No deja de ser una exagerada prolongación ideológica llamar Lenin, Ilich o Stalin al hijo del enervado comunista o bautizar como se llegó a hacer alguna vez a Marisela o a Maigualida, las hijas del adeco apasionado lector de Gallegos. El hijo mayor de Nicolás Curiel se llama Miguel. Nació en Londres y su padre quiso llamarlo Mao por la admiración que sentía hacia Mao Tse-tung. Lo persuadí aduciendo desgracias personales que acosarían y lastimarían en Venezuela al recién nacido hasta convertirlo en viejo y aburrido solterón como Macarrón. Lo llamarían en la escuela Miao, Mamao. Se le haría cuesta arriba encontrar novia… Fue una dura tarea, pero logré convencer a Nicolás y finalmente lo llamó Miguel, un nombre de mucha firmeza católica.

Cada vez que Miguel me ve, ¡me pide la bendición!

Salvador Garmendia conoció en Barquisimeto a un sujeto que llegaba al bar, sacaba el revólver, lo ponía con duro golpe sobre la mesa y decía: ¡Me llamo Amorfiel!

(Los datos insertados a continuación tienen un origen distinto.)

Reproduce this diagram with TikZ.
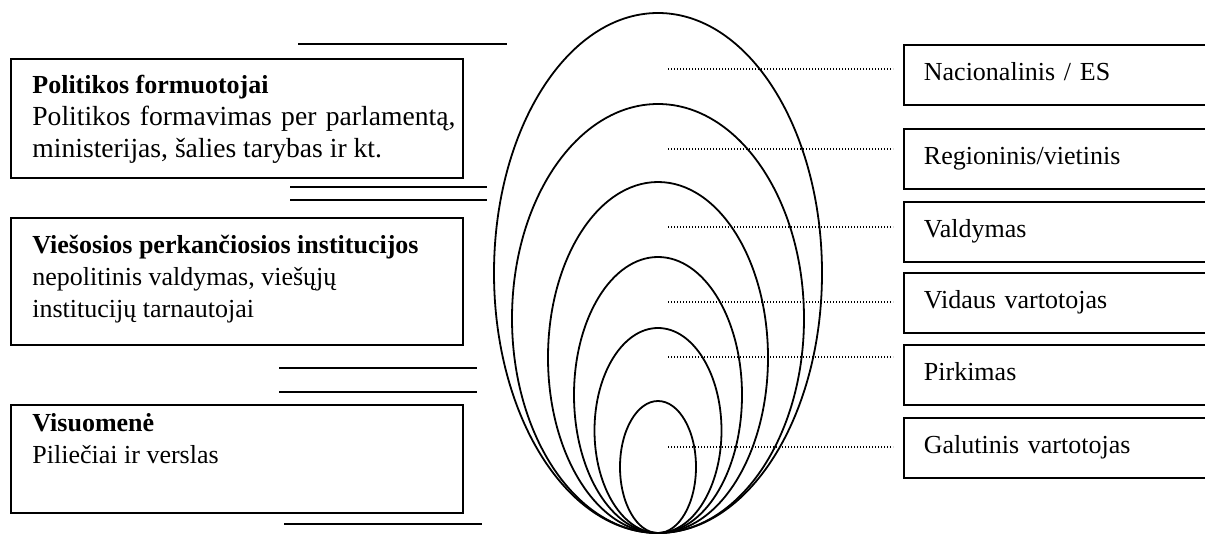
\documentclass[tikz,border=0pt]{standalone}
\usepackage{fontspec}
\setmainfont{Liberation Serif}
\usetikzlibrary{positioning}
\begin{document}
\begin{tikzpicture}[x=0.5pt, y=-0.5pt,
  lbox/.style={draw, line width=0.9pt, anchor=north west, minimum width=226pt, inner sep=0pt},
  ltext/.style={anchor=north west, inner sep=0pt, align=left, font=\fontsize{13}{16}\selectfont},
  rbox/.style={draw, line width=0.9pt, anchor=north west, minimum height=30pt, text width=136pt,
    inner xsep=10pt, inner ysep=0pt, align=left, text height=9pt, text depth=3pt,
    font=\fontsize{13}{16}\selectfont},
  ring/.style={line width=0.9pt},
  bar/.style={line width=0.9pt},
  dots/.style={line width=0.8pt, dash pattern=on 0.7pt off 0.8pt, shorten >=5pt}
]
  \clip (0,0) rectangle (1205,535);

  \node[lbox, minimum height=59.5pt] (pf) at (10,58) {};
  \node[lbox, minimum height=63.5pt] (vpi) at (10,217) {};
  \node[lbox, minimum height=54pt] (vis) at (10,404) {};
  \node[ltext, below right=8.5pt and 11pt of pf.north west] (pftxt)
    {\textbf{Politikos formuotojai}\\\fontsize{13.8}{16}\selectfont\makebox[211.5pt][s]{Politikos formavimas per parlamentą,}\\\fontsize{13.8}{16}\selectfont ministerijas, šalies tarybas ir kt.};
  \node[ltext, below right=8.7pt and 11pt of vpi.north west] (vpitxt)
    {\textbf{Viešosios perkančiosios institucijos}\\nepolitinis valdymas, viešųjų\\institucijų tarnautojai};
  \node[ltext, below right=4.5pt and 11pt of vis.north west] (vistxt)
    {\textbf{Visuomenė}\\Piliečiai ir verslas};

  \draw[bar] (298,44) -- (507,44);
  \draw[bar] (290,187) -- (487,187);
  \draw[bar] (290,200) -- (487,200);
  \draw[bar] (279,368) -- (477,368);
  \draw[bar] (279,392) -- (477,392);
  \draw[bar] (284,524) -- (482,524);

  \foreach \rx/\ry in {164/260, 146/214.5, 110/175.5, 84/138, 63.5/102.5, 38/66}
    \draw[ring] (658,533) ++(0,-\ry) ellipse [x radius={0.5pt*\rx}, y radius={0.5pt*\ry}];

  \node[rbox] (nac) at (903,44) {Nacionalinis / ES};
  \node[rbox] (reg) at (903,128) {Regioninis/vietinis};
  \node[rbox] (val) at (903,201) {Valdymas};
  \node[rbox] (vid) at (903,272) {Vidaus vartotojas};
  \node[rbox] (pir) at (903,344) {Pirkimas};
  \node[rbox] (gal) at (903,417) {Galutinis vartotojas};

  \coordinate (d1) at (668,69);
  \coordinate (d2) at (668,149);
  \coordinate (d3) at (668,227);
  \coordinate (d4) at (668,302);
  \coordinate (d5) at (668,357);
  \coordinate (d6) at (668,447);
  \draw[dots] (d1) -- (d1 -| nac.west);
  \draw[dots] (d2) -- (d2 -| reg.west);
  \draw[dots] (d3) -- (d3 -| val.west);
  \draw[dots] (d4) -- (d4 -| vid.west);
  \draw[dots] (d5) -- (d5 -| pir.west);
  \draw[dots] (d6) -- (d6 -| gal.west);
\end{tikzpicture}
\end{document}
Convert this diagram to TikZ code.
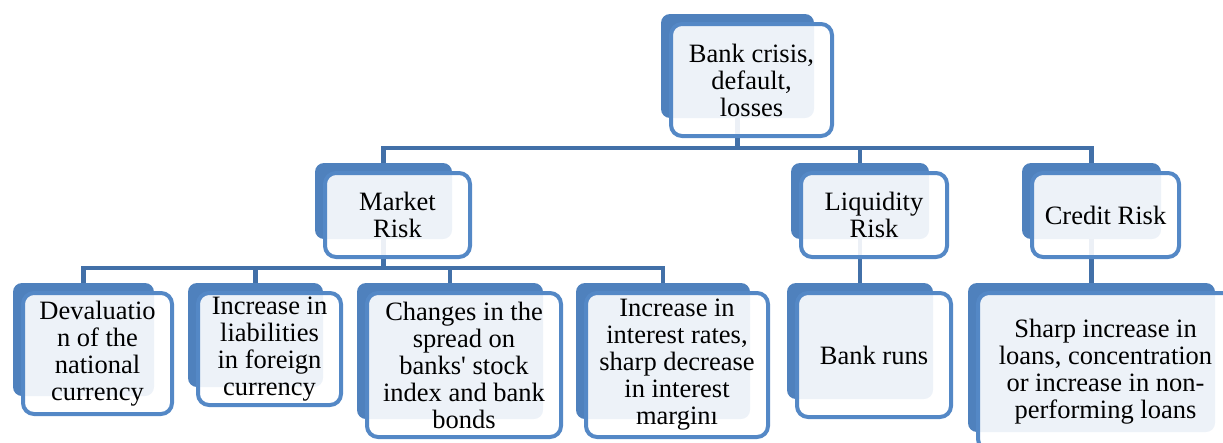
\documentclass[tikz,border=0pt]{standalone}
\usepackage{fontspec}
\setmainfont{Liberation Serif}
\usetikzlibrary{positioning}

\definecolor{shadowblue}{RGB}{79,129,189}
\definecolor{edgeblue}{RGB}{84,136,198}
\definecolor{linkblue}{RGB}{66,112,168}

\begin{document}
\begin{tikzpicture}[
  x=1pt, y=-1pt,
  back/.style={rectangle, rounded corners=9pt, fill=shadowblue, inner sep=0pt},
  front/.style={rectangle, rounded corners=11pt, draw=edgeblue, line width=4pt, fill=white, fill opacity=0.9, text opacity=1, inner sep=0pt, align=center, font=\fontsize{26.5}{27}\selectfont},
  link/.style={draw=linkblue, line width=4.5pt}
]
\useasboundingbox (0,0) rectangle (1223,442);

% shadow boxes
\node[back, minimum width=153pt, minimum height=104pt] (bankS) at (737.5,66) {};
\node[back, minimum width=137pt, minimum height=76pt] (marketS) at (383.5,201) {};
\node[back, minimum width=138pt, minimum height=76pt] (liquidityS) at (860,201) {};
\node[back, minimum width=139pt, minimum height=76pt] (creditS) at (1091.5,201) {};
\node[back, minimum width=141pt, minimum height=113pt] (devalS) at (83.5,339.5) {};
\node[back, minimum width=135pt, minimum height=104pt] (liabS) at (255.5,335) {};
\node[back, minimum width=186pt, minimum height=136pt] (spreadS) at (450,351) {};
\node[back, minimum width=174pt, minimum height=136pt] (ratesS) at (663,351) {};
\node[back, minimum width=146pt, minimum height=116pt] (runsS) at (860,341) {};
\node[back, minimum width=247pt, minimum height=149pt] (loansS) at (1091.5,357.5) {};

% connectors
\coordinate (topbus) at (0,148);
\coordinate (subbus) at (0,268);
\draw[link] (marketS.north) |- (creditS.north |- topbus) -- (creditS.north);
\draw[link] (bankS.south) -- (bankS.south |- topbus);
\draw[link] (liquidityS.north) -- (liquidityS.north |- topbus);
\draw[link] (devalS.north) |- (ratesS.north |- subbus) -- (ratesS.north);
\draw[link] (marketS.south) -- (marketS.south |- subbus);
\draw[link] (liabS.north) -- (liabS.north |- subbus);
\draw[link] (spreadS.north) -- (spreadS.north |- subbus);
\draw[link] (liquidityS.south) -- (runsS.north);
\draw[link] (creditS.south) -- (loansS.north);

% text boxes
\node[front, minimum width=161pt, minimum height=112pt] (bank) at (751.5,80) {Bank crisis,\\default,\\losses};
\node[front, minimum width=145pt, minimum height=84pt] (market) at (397.5,215) {Market\\Risk};
\node[front, minimum width=146pt, minimum height=84pt] (liquidity) at (874,215) {Liquidity\\Risk};
\node[front, minimum width=147pt, minimum height=84pt] (credit) at (1105.5,215) {Credit Risk};
\node[front, minimum width=149pt, minimum height=121pt] (deval) at (97.5,353.5) {Devaluatio\\n of the\\national\\currency};
\node[front, minimum width=143pt, minimum height=112pt] (liab) at (269.5,349) {Increase in\\liabilities\\in foreign\\currency};
\node[front, minimum width=194pt, minimum height=144pt] (spread) at (464,365) {Changes in the\\spread on\\banks\textquotesingle\ stock\\index and bank\\bonds};
\node[front, minimum width=182pt, minimum height=144pt] (rates) at (677,365) {Increase in\\interest rates,\\sharp decrease\\in interest\\marginı};
\node[front, minimum width=154pt, minimum height=124pt] (runs) at (874,355) {Bank runs};
\node[front, minimum width=255pt, minimum height=157pt] (loans) at (1105.5,371.5) {Sharp increase in\\loans, concentration\\or increase in non-\\performing loans};

\end{tikzpicture}
\end{document}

En la hora actual bolivariana reinan los nombres disparatados que se forman uniendo las primeras letras o sílabas de los familiares o poniendo sus nombres al revés como Nébur por Rubén o manifestando la más desatada imaginación. En el barrio pueden convivir chicos y chicas que responden a los nombres de  Aygleen, Alwid, Braner, Donláyker, Jelm, Josmadély, Sairith, Yiset y muchos mas. Se trata con ello de afirmar una libertad que no se posee, que es ilusoria, y creo que nunca ha nacido en el barrio una niña llamada Corina. ¡No es nombre de barrio sino de urbanización! Pero estoy también por creer que muy pronto Corina será un nombre que orgullosamente las madres en los callejones del barrio pondrán a sus hijas porque con la clara y vigorosa presencia de Milnovecientos aprendieron a ser mujer y la propia Corina, instalada con pleno derecho y honor en el más alto sitial de nuestra Historia, ha dejado de llamarse así porque ahora, convertida en ardiente y combativo símbolo de la mujer, se llama simplemente María.